Informasi ini, meski masih perlu eksplorasi dan investigasi secara lebih mendalam, tentu saja sungguh mengkhawatirkan. Apalagi ketika proyek AFRIMS ini menurut informasi yang berhasil dihimpun tim riset GFI, sudah menyebar ke beberapa negara di kawasan Asia Tenggara seperti Vietnam, Laos, Singapura, Thailand dan Filipina.

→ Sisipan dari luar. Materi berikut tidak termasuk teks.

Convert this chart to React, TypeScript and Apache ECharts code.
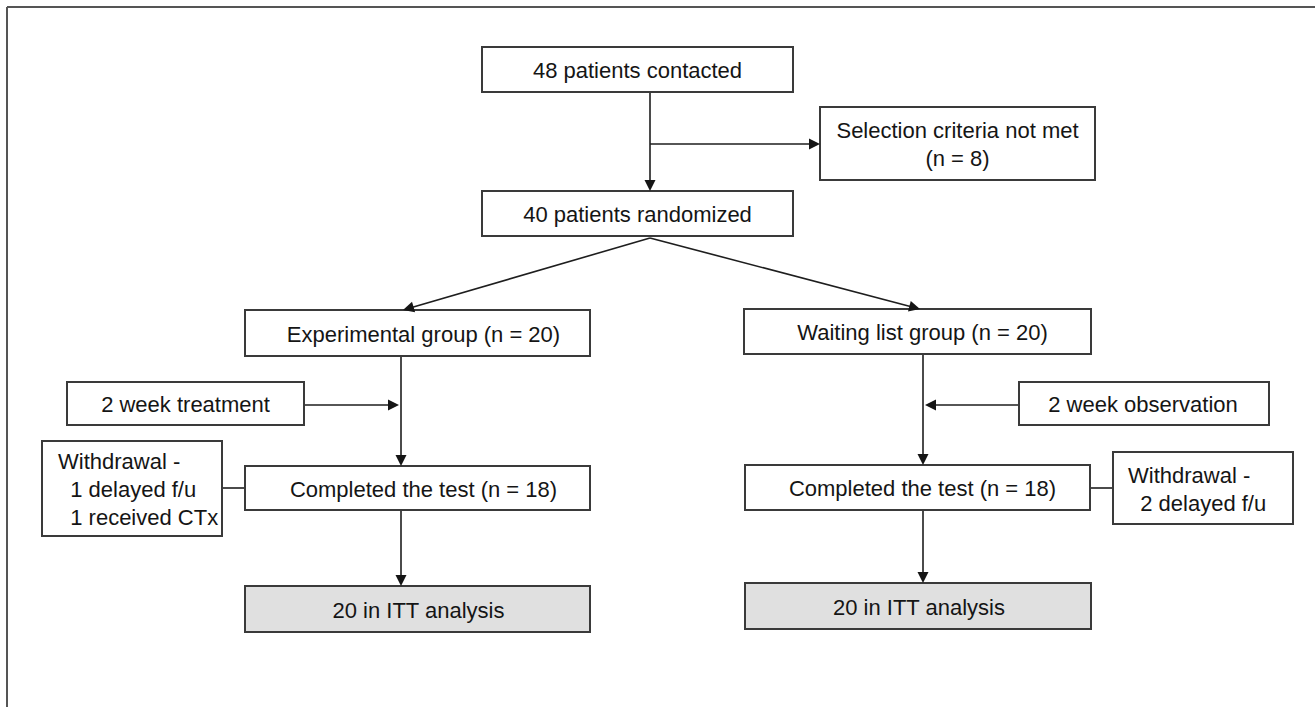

Dalam kemungkinan penyebarannya di Indonesia, nampaknya hal ini pun harus segera dilakukan beberapa langkah pencegahan. Mengingat kenyataan bahwa pada 2012, pemerintah Presiden SBY dan pemerintah AS telah mengadakan nota kesepakatan untuk membuka kembali proyek NAMRU-2 AS.

Berdasarkan kerangka kerja sama seperti itu, mungkinkah NAMRU-2 AS sebenarnya sudah dilanjutkan kembali di Indonesia dengan menggunakan skema AFRIMS tersebut di atas?

Belajar dari pengalaman pahit pada 2009, sudah seharusnya para pemimpin Indonesia khususnya dari Kementerian Kesehatan, Kementerian Luar Negeri dan kementerian-kementerian terkait bersepakat dan bersatu padu untuk menolak kesepakatan baru RI-AS mengenai keberadaan NAMRU-2 AS di Indonesia.

Para peserta sepakat semua pihak di dalam negeri dan juga para diplomat Indonesia harus waspada terhadap usaha negara-negara lain atau lembaga-lembaga luar negeri untuk melakukan riset terselubung dan Indonesia harus memiliki payung hukum sebagai rujukan dan landasan bersama sehingga tak terulang.